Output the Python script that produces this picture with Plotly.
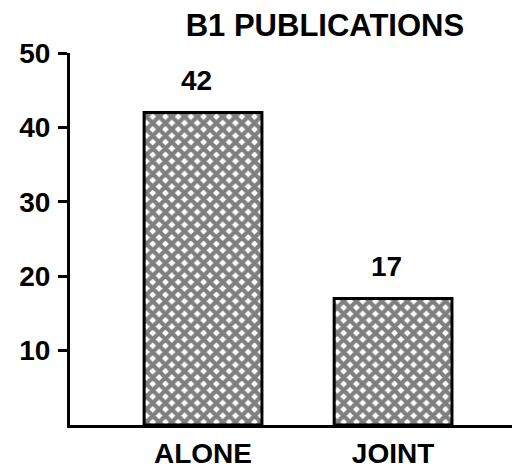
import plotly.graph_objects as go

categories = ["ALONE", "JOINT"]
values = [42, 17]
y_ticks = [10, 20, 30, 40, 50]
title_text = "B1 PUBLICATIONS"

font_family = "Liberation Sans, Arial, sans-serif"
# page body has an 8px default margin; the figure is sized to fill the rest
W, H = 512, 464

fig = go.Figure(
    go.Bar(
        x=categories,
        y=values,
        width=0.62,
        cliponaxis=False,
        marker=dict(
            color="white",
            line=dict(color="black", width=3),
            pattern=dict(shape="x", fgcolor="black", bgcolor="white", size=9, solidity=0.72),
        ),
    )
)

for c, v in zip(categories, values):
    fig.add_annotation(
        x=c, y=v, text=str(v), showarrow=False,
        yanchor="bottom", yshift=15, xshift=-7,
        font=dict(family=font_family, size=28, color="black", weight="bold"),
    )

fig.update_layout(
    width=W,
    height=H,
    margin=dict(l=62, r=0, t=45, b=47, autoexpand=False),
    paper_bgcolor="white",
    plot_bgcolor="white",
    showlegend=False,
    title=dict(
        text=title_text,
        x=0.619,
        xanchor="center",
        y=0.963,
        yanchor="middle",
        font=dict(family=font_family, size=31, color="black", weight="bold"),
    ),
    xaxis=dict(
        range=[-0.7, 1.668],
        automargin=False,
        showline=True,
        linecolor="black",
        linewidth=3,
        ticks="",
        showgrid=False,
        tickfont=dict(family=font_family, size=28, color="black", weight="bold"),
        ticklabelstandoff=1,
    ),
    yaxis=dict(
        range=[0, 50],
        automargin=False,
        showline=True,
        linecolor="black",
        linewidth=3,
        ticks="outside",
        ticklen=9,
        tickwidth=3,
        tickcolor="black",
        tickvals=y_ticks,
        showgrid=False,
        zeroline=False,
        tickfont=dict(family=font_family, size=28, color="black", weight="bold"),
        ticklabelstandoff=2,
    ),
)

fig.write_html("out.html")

------------------------------------------------

- REQUIREMENTS -
All the lines above are to be given again exactly as they read, with the pictures removed.

- RESPONSE FOR THIS EXERCISE -
Output the Python script that produces this picture with Plotly.
import plotly.graph_objects as go

categories = ["ALONE", "JOINT"]
values = [42, 17]
y_ticks = [10, 20, 30, 40, 50]
title_text = "B1 PUBLICATIONS"

font_family = "Liberation Sans, Arial, sans-serif"
# page body has an 8px default margin; the figure is sized to fill the rest
W, H = 512, 464

fig = go.Figure(
    go.Bar(
        x=categories,
        y=values,
        width=0.62,
        cliponaxis=False,
        marker=dict(
            color="white",
            line=dict(color="black", width=3),
            pattern=dict(shape="x", fgcolor="black", bgcolor="white", size=9, solidity=0.72),
        ),
    )
)

for c, v in zip(categories, values):
    fig.add_annotation(
        x=c, y=v, text=str(v), showarrow=False,
        yanchor="bottom", yshift=15, xshift=-7,
        font=dict(family=font_family, size=28, color="black", weight="bold"),
    )

fig.update_layout(
    width=W,
    height=H,
    margin=dict(l=62, r=0, t=45, b=47, autoexpand=False),
    paper_bgcolor="white",
    plot_bgcolor="white",
    showlegend=False,
    title=dict(
        text=title_text,
        x=0.619,
        xanchor="center",
        y=0.963,
        yanchor="middle",
        font=dict(family=font_family, size=31, color="black", weight="bold"),
    ),
    xaxis=dict(
        range=[-0.7, 1.668],
        automargin=False,
        showline=True,
        linecolor="black",
        linewidth=3,
        ticks="",
        showgrid=False,
        tickfont=dict(family=font_family, size=28, color="black", weight="bold"),
        ticklabelstandoff=1,
    ),
    yaxis=dict(
        range=[0, 50],
        automargin=False,
        showline=True,
        linecolor="black",
        linewidth=3,
        ticks="outside",
        ticklen=9,
        tickwidth=3,
        tickcolor="black",
        tickvals=y_ticks,
        showgrid=False,
        zeroline=False,
        tickfont=dict(family=font_family, size=28, color="black", weight="bold"),
        ticklabelstandoff=2,
    ),
)

fig.write_html("out.html")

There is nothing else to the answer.